→ SET PROBLEM:
From the very first line of the data to the line containing "XAxis, YAxis, CartesianGrid", retype everything exactly, leaving the pictures behind.

— Start COLLECTED MATERIAL —

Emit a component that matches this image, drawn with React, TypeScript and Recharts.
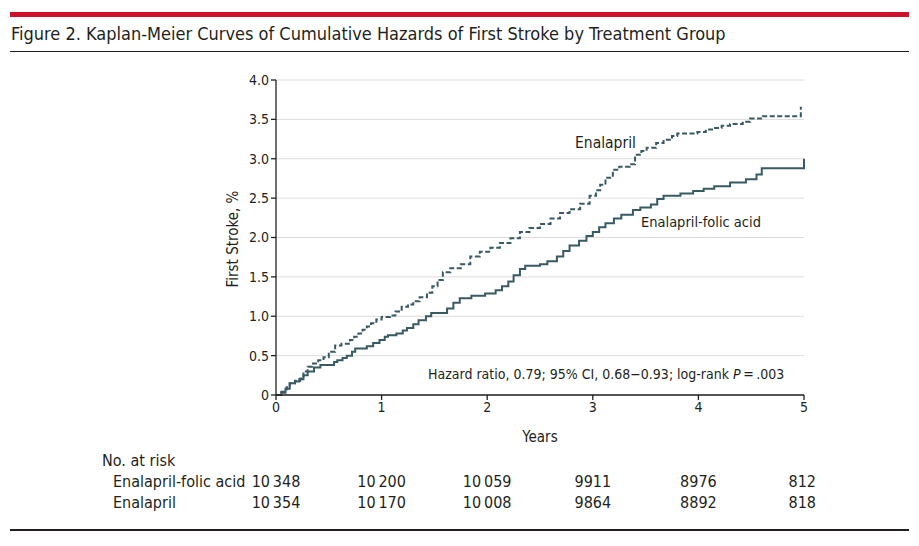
import React from 'react'
import { LineChart, Line, XAxis, YAxis, CartesianGrid } from 'recharts'

// Kaplan-Meier step points: [years, cumulative hazard %]
const enalaprilSteps: [number, number][] = [
  [0, 0], [0.05, 0.04], [0.1, 0.1], [0.13, 0.15], [0.18, 0.18], [0.23, 0.21],
  [0.26, 0.3], [0.3, 0.36], [0.34, 0.4], [0.4, 0.44], [0.45, 0.48], [0.5, 0.55],
  [0.56, 0.63], [0.62, 0.65], [0.7, 0.7], [0.74, 0.74], [0.78, 0.78], [0.82, 0.83],
  [0.86, 0.87], [0.9, 0.91], [0.95, 0.96], [1.0, 0.99], [1.08, 1.01], [1.13, 1.06],
  [1.19, 1.12], [1.25, 1.15], [1.3, 1.19], [1.36, 1.24], [1.43, 1.3], [1.48, 1.38],
  [1.53, 1.46], [1.58, 1.56], [1.65, 1.61], [1.75, 1.66], [1.84, 1.76], [1.93, 1.82],
  [2.03, 1.87], [2.12, 1.93], [2.22, 1.99], [2.31, 2.07], [2.4, 2.12], [2.5, 2.17],
  [2.6, 2.24], [2.69, 2.31], [2.78, 2.36], [2.88, 2.43], [2.97, 2.53], [3.03, 2.6],
  [3.07, 2.67], [3.12, 2.76], [3.19, 2.86], [3.25, 2.9], [3.35, 2.93], [3.4, 3.05],
  [3.46, 3.1], [3.51, 3.14], [3.6, 3.2], [3.67, 3.24], [3.75, 3.29], [3.8, 3.32],
  [3.99, 3.34], [4.07, 3.37], [4.14, 3.39], [4.22, 3.42], [4.3, 3.44], [4.42, 3.47],
  [4.49, 3.51], [4.61, 3.54], [4.97, 3.66],
]

const folicSteps: [number, number][] = [
  [0, 0], [0.05, 0.03], [0.09, 0.08], [0.13, 0.15], [0.18, 0.17], [0.22, 0.2],
  [0.26, 0.25], [0.3, 0.3], [0.36, 0.35], [0.42, 0.38], [0.55, 0.42], [0.58, 0.44],
  [0.63, 0.47], [0.67, 0.5], [0.72, 0.55], [0.75, 0.59], [0.86, 0.62], [0.92, 0.66],
  [0.98, 0.7], [1.03, 0.74], [1.06, 0.76], [1.14, 0.78], [1.2, 0.82], [1.24, 0.85],
  [1.3, 0.9], [1.35, 0.95], [1.42, 1.0], [1.47, 1.04], [1.62, 1.1], [1.68, 1.17],
  [1.74, 1.23], [1.85, 1.26], [1.98, 1.29], [2.08, 1.33], [2.14, 1.38], [2.2, 1.44],
  [2.25, 1.52], [2.31, 1.6], [2.36, 1.64], [2.5, 1.66], [2.57, 1.7], [2.66, 1.76],
  [2.72, 1.83], [2.78, 1.9], [2.87, 1.96], [2.94, 2.02], [3.0, 2.07], [3.06, 2.13],
  [3.12, 2.18], [3.2, 2.24], [3.27, 2.29], [3.38, 2.35], [3.45, 2.38], [3.55, 2.42],
  [3.61, 2.49], [3.67, 2.53], [3.83, 2.56], [3.95, 2.59], [4.05, 2.62], [4.15, 2.65],
  [4.3, 2.7], [4.45, 2.74], [4.55, 2.8], [4.6, 2.88], [5.0, 3.0],
]

const yearTicks = [0, 1, 2, 3, 4, 5]
const hazardTicks = [0, 0.5, 1, 1.5, 2, 2.5, 3, 3.5, 4]
const atRiskFolic = ['10\u2009348', '10\u2009200', '10\u2009059', '9911', '8976', '812']
const atRiskEnalapril = ['10\u2009354', '10\u2009170', '10\u2009008', '9864', '8892', '818']

const FONT = "'Liberation Sans Narrow', 'DejaVu Sans Condensed', 'Roboto', sans-serif"
const INK = '#231f20'
const CURVE = '#385a64'

// plot frame (pixels)
const PLOT_LEFT = 276
const PLOT_RIGHT = 804
const PLOT_TOP = 80
const PLOT_BOTTOM = 395
const Y_AXIS_W = 60
const X_AXIS_H = 30

const toRows = (steps: [number, number][]) => steps.map(([t, v]) => ({ t, v }))

const xPos = (year: number) => PLOT_LEFT + ((PLOT_RIGHT - PLOT_LEFT) * year) / 5

const abs = (left: number, top: number, extra: React.CSSProperties = {}): React.CSSProperties => ({
  position: 'absolute',
  left,
  top,
  whiteSpace: 'nowrap',
  lineHeight: 1,
  ...extra,
})

export default function App() {
  return (
    <div
      style={{
        position: 'absolute',
        left: 0,
        top: 0,
        width: 919,
        height: 546,
        background: '#fff',
        fontFamily: FONT,
        color: INK,
        overflow: 'hidden',
      }}
    >
      <div style={{ position: 'absolute', left: 10, top: 12, width: 899, height: 5, background: '#d0112b' }} />
      <div style={abs(11, 25, { fontSize: 18 })}>
        Figure 2. Kaplan-Meier Curves of Cumulative Hazards of First Stroke by Treatment Group
      </div>
      <div style={{ position: 'absolute', left: 10, top: 51, width: 899, height: 1, background: INK }} />

      <div style={{ position: 'absolute', left: 0, top: 0 }}>
        <LineChart
          width={919}
          height={546}
          margin={{
            top: PLOT_TOP,
            right: 919 - PLOT_RIGHT,
            left: PLOT_LEFT - Y_AXIS_W,
            bottom: 546 - PLOT_BOTTOM - X_AXIS_H,
          }}
        >
          <CartesianGrid vertical={false} stroke="#dcdcdc" strokeWidth={1} />
          <XAxis
            dataKey="t"
            type="number"
            domain={[0, 5]}
            ticks={yearTicks}
            allowDuplicatedCategory={false}
            height={X_AXIS_H}
            stroke={INK}
            strokeWidth={1.3}
            tickSize={5}
            tick={{ fill: INK, fontSize: 14, fontFamily: FONT }}
          />
          <YAxis
            dataKey="v"
            type="number"
            domain={[0, 4]}
            ticks={hazardTicks}
            width={Y_AXIS_W}
            stroke={INK}
            strokeWidth={1.3}
            tickSize={5}
            tickFormatter={(v: number) => (v === 0 ? '0' : v.toFixed(1))}
            tick={{ fill: INK, fontSize: 14, fontFamily: FONT }}
          />
          <Line
            data={toRows(folicSteps)}
            dataKey="v"
            type="stepAfter"
            stroke={CURVE}
            strokeWidth={2}
            dot={false}
            isAnimationActive={false}
          />
          <Line
            data={toRows(enalaprilSteps)}
            dataKey="v"
            type="stepAfter"
            stroke={CURVE}
            strokeWidth={2}
            strokeDasharray="5 2.5"
            dot={false}
            isAnimationActive={false}
          />
        </LineChart>
      </div>

      <div style={abs(575, 136, { fontSize: 15.5 })}>Enalapril</div>
      <div style={abs(641, 215, { fontSize: 14.5 })}>Enalapril-folic acid</div>
      <div style={abs(428, 367, { fontSize: 14 })}>
        Hazard ratio, 0.79; 95% CI, 0.68−0.93; log-rank <i>P</i>
        {'\u2009'}={'\u2009'}.003
      </div>
      <div style={abs(540, 430, { fontSize: 15, transform: 'translateX(-50%)' })}>Years</div>
      <div
        style={abs(233, 239, {
          fontSize: 15,
          transform: 'translate(-50%, -50%) rotate(-90deg)',
        })}
      >
        First Stroke, %
      </div>

      <div style={abs(102, 453, { fontSize: 16 })}>No. at risk</div>
      <div style={abs(113, 474, { fontSize: 16 })}>Enalapril-folic acid</div>
      <div style={abs(113, 495, { fontSize: 16 })}>Enalapril</div>
      {atRiskFolic.map((n, i) => (
        <div
          key={'f' + i}
          style={abs(xPos(yearTicks[i]), 474, {
            fontSize: 16,
            transform: i === 5 ? 'translateX(-100%)' : 'translateX(-50%)',
            marginLeft: i === 5 ? 12 : 0,
          })}
        >
          {n}
        </div>
      ))}
      {atRiskEnalapril.map((n, i) => (
        <div
          key={'e' + i}
          style={abs(xPos(yearTicks[i]), 495, {
            fontSize: 16,
            transform: i === 5 ? 'translateX(-100%)' : 'translateX(-50%)',
            marginLeft: i === 5 ? 12 : 0,
          })}
        >
          {n}
        </div>
      ))}
      <div style={{ position: 'absolute', left: 10, top: 529, width: 899, height: 1.5, background: INK }} />
    </div>
  )
}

— End COLLECTED MATERIAL —

→ REPLY TO THE TASK:
Emit a component that matches this image, drawn with React, TypeScript and Recharts.
import React from 'react'
import { LineChart, Line, XAxis, YAxis, CartesianGrid } from 'recharts'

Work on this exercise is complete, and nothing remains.